Sanıklardan Kemal Kerinçsiz'i dernekte bir kez gördüğünü belirten Altunbaş, "Veli Küçük'ün, derneğe gelişini neden inkar ettiğini bilmiyorum. Çünkü gözlerimle gördüm" dedi. Davanın tutuklu sanığı Muzaffer Tekin ile hiç yüzyüze gelmediğini belirten Altunbaş, Tekin'in Kuvayi Milliye Derneğinden ayrılan Vatansever Kuvvetler Güç Birliği Hareketi'nin (VKGBH) başında olduğunu öne sürdü. VKGBH'nin Kuvayi Milliye'ye göre daha kapalı olduğunu belirten Altunbaş, "Birbirini önceden beri tanıyan insanların bir arada bulunduğu, daha çok aksiyona, eyleme yakın bir grup olduğu konuşuluyordu. Ben Hüseyin Görüm'ün Maltepe'deki barakasında yapıldığı söylenen VKGBH'nin toplantılarına katılmadım ancak o dönemler Deniz Yıldırım'ın, benim dışımda birkaç sefer oraya toplantıya gittiğini biliyorum. Yıldırım'ın profilini anlatmıştım. Kendisinin bu tür toplantılara gitmesini normal buluyorum" ifadesini kullandı. Gizli tanıklar Osman Yıldırım ve Niyazi Kıyak'tan sonra Çinar Mustafa Altunbaş'ın ifadeleri de sanıklar ile avukatları tarafından tepki alacak izlenimini verdi.

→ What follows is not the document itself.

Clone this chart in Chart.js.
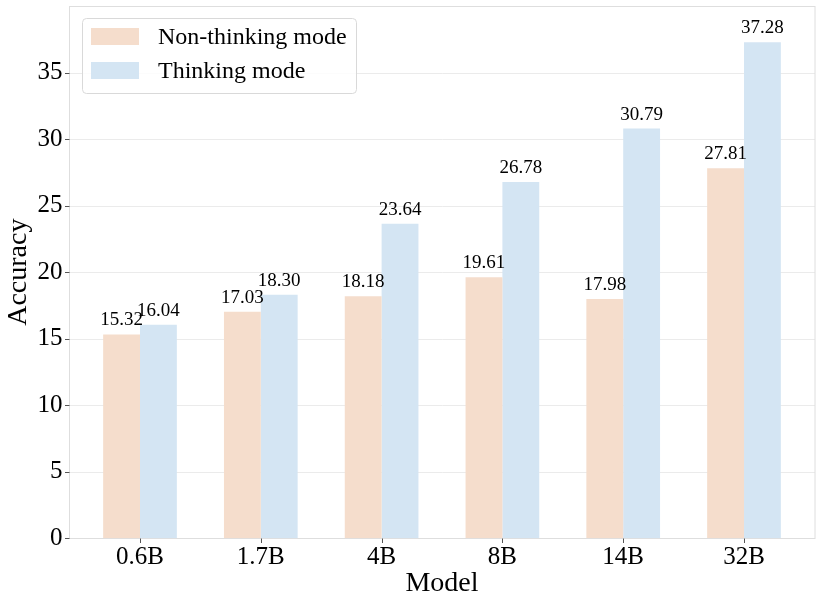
<!DOCTYPE html>
<html>
<head>
<meta charset="utf-8">
<script src="https://cdn.jsdelivr.net/npm/chart.js@4.4.1/dist/chart.umd.min.js"></script>
<style>
html,body{margin:0;padding:0;background:#fff;}
#wrap{width:822px;height:606px;}
</style>
</head>
<body>
<div id="wrap"><canvas id="c" width="822" height="606"></canvas></div>
<script>
const categories = ['0.6B', '1.7B', '4B', '8B', '14B', '32B'];
const nonThinking = [15.32, 17.03, 18.18, 19.61, 17.98, 27.81];
const thinking = [16.04, 18.30, 23.64, 26.78, 30.79, 37.28];
const seriesNames = ['Non-thinking mode', 'Thinking mode'];
const yTicks = [0, 5, 10, 15, 20, 25, 30, 35];

const FONT = "'Liberation Serif', 'Times New Roman', Times, serif";
const PEACH = '#F5DDCC';
const BLUE = '#D4E5F3';
const FRAME_L = 69.5, FRAME_R = 815;

const framePlugin = {
  id: 'frame',
  beforeDatasetsDraw(chart) {
    const ctx = chart.ctx;
    const y = chart.scales.y, x = chart.scales.x;
    const top = chart.chartArea.top, bottom = chart.chartArea.bottom;
    ctx.save();
    ctx.lineWidth = 1;
    ctx.strokeStyle = '#ebebeb';
    yTicks.forEach(v => {
      const py = Math.round(y.getPixelForValue(v)) + 0.5;
      ctx.beginPath(); ctx.moveTo(FRAME_L, py); ctx.lineTo(FRAME_R, py); ctx.stroke();
    });
    ctx.strokeStyle = '#dedede';
    ctx.strokeRect(FRAME_L, Math.round(top) + 0.5, FRAME_R - FRAME_L, Math.round(bottom) - Math.round(top));
    ctx.strokeStyle = '#555';
    yTicks.forEach(v => {
      const py = Math.round(y.getPixelForValue(v)) + 0.5;
      ctx.beginPath(); ctx.moveTo(FRAME_L - 4.5, py); ctx.lineTo(FRAME_L, py); ctx.stroke();
    });
    categories.forEach((c, i) => {
      const px = Math.round(x.getPixelForValue(i)) + 0.5;
      ctx.beginPath(); ctx.moveTo(px, Math.round(bottom) + 0.5); ctx.lineTo(px, Math.round(bottom) + 5); ctx.stroke();
    });
    ctx.restore();
  }
};

const labelPlugin = {
  id: 'vlabels',
  afterDatasetsDraw(chart) {
    const ctx = chart.ctx;
    ctx.save();
    ctx.font = '19px ' + FONT;
    ctx.fillStyle = '#000';
    ctx.textAlign = 'center';
    ctx.textBaseline = 'alphabetic';
    chart.data.datasets.forEach((ds, di) => {
      chart.getDatasetMeta(di).data.forEach((el, i) => {
        ctx.fillText(ds.data[i].toFixed(2), el.x, el.y - 9);
      });
    });
    ctx.restore();
  }
};

const legendPlugin = {
  id: 'boxLegend',
  afterDraw(chart) {
    const ctx = chart.ctx;
    ctx.save();
    const bx = 82.5, by = 18.5, bw = 274, bh = 75, r = 4;
    ctx.beginPath();
    ctx.moveTo(bx + r, by);
    ctx.lineTo(bx + bw - r, by); ctx.arcTo(bx + bw, by, bx + bw, by + r, r);
    ctx.lineTo(bx + bw, by + bh - r); ctx.arcTo(bx + bw, by + bh, bx + bw - r, by + bh, r);
    ctx.lineTo(bx + r, by + bh); ctx.arcTo(bx, by + bh, bx, by + bh - r, r);
    ctx.lineTo(bx, by + r); ctx.arcTo(bx, by, bx + r, by, r);
    ctx.closePath();
    ctx.fillStyle = 'rgba(255,255,255,0.85)';
    ctx.fill();
    ctx.strokeStyle = '#d9d9d9';
    ctx.lineWidth = 1;
    ctx.stroke();
    ctx.font = '24px ' + FONT;
    ctx.textBaseline = 'middle';
    ctx.textAlign = 'left';
    chart.data.datasets.forEach((ds, i) => {
      const sy = 28 + i * 34;
      ctx.fillStyle = ds.backgroundColor;
      ctx.fillRect(91, sy, 48, 17);
      ctx.fillStyle = '#000';
      ctx.fillText(ds.label, 158, sy + 9.5);
    });
    ctx.restore();
  }
};

new Chart(document.getElementById('c'), {
  type: 'bar',
  data: {
    labels: categories,
    datasets: [
      { label: seriesNames[0], data: nonThinking, backgroundColor: PEACH, borderWidth: 0 },
      { label: seriesNames[1], data: thinking, backgroundColor: BLUE, borderWidth: 0 }
    ]
  },
  options: {
    responsive: false,
    animation: false,
    devicePixelRatio: 1,
    layout: { padding: { top: 6, right: 17.6, left: 0, bottom: 0 } },
    datasets: { bar: { categoryPercentage: 0.61, barPercentage: 1.0 } },
    plugins: { legend: { display: false }, tooltip: { enabled: false } },
    scales: {
      x: {
        offset: true,
        grid: { display: false, drawTicks: false },
        border: { display: false },
        ticks: { color: '#000', font: { family: FONT, size: 25 }, padding: 4, maxRotation: 0 },
        title: { display: true, text: 'Model', color: '#000', font: { family: FONT, size: 28 }, padding: { top: 0, bottom: 6 } },
        afterFit(s) { s.height = 67.7; s.paddingLeft = 0; s.paddingRight = 0; }
      },
      y: {
        min: 0, max: 40,
        grid: { display: false, drawTicks: false },
        border: { display: false },
        ticks: {
          stepSize: 5, color: '#000', font: { family: FONT, size: 25 }, padding: 17,
          callback: v => (yTicks.includes(v) ? String(v) : '')
        },
        title: { display: true, text: 'Accuracy', color: '#000', font: { family: FONT, size: 28 }, padding: { top: 2, bottom: 0 } },
        afterFit(s) { s.width = 79.6; s.paddingTop = 0; s.paddingBottom = 0; }
      }
    }
  },
  plugins: [framePlugin, labelPlugin, legendPlugin]
});
</script>
</body>
</html>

Sanıkların savunmalarında iddia etti birçok noktanın tam tersini ileri süren Altunbaş'ın ifadesinin, soruşturmanın tamamlanmasının ardından iddianamenin mahkemeye verilmesi aşamasından sonra alındığını ileri süren sanık Kemal Kerinçsiz, bu durumun kanuna aykırı olduğunu, kovuşturma aşamasında savcılığın ifade alamayacağını ve gönderilen belgelerin derhal savcılığa iadesini istedi.